Listed Building – Grade II
- Official name: The Bull Inn
- Designated: 22 August 1966
- Reference no.: 1293843

= Bull Inn, West Tanfield =

Pub in West Tanfield, North Yorkshire, England

The Bull Inn is a historic pub on Church Street in West Tanfield, a village in North Yorkshire, England.

The pub was probably built in 1699; a reset datestone is to the left of one of the doors. It is believed to be on the site of a former ferryman's cottage. It was altered in the early 19th century, and was Grade II listed in 1966. In 2016, it was voted as Yorkshire's favourite pub, in a Welcome to Yorkshire contest.

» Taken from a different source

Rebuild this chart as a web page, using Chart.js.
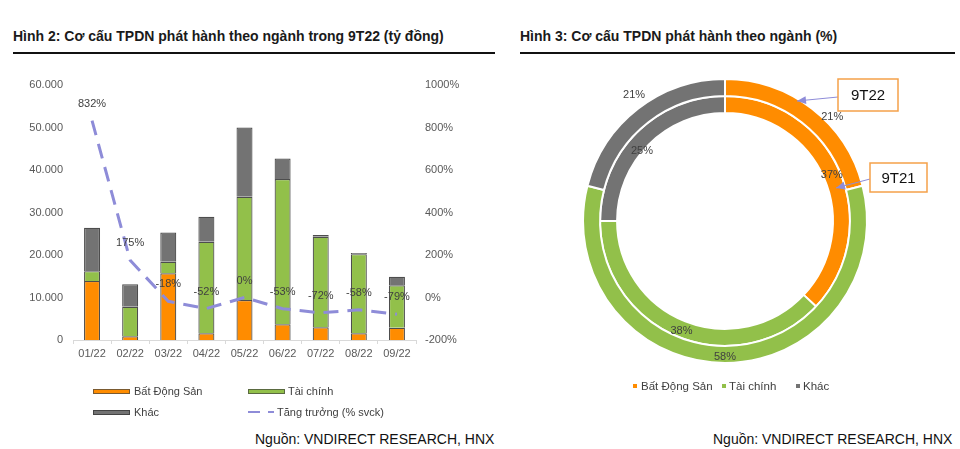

At the time, it was under the same ownership as the village's other pub, the Bruce Arms, but its lease was sold to other tenants in 2025. In 2023, The Times named it as having one of Britain's best riverside beer gardens.

The pub is built of stone, with quoins, and a pantile roof with stone coping. It has two storeys and is four bays wide, the left two bays lower, recessed and smaller. On the second bay is a doorway, to its left is a re-set dated stone, and the windows are horizontally sliding sashes. Inside, it has wooden ceiling beams, slate flooring and a fireplace in the main bar, a separate dining area, and five rooms to let.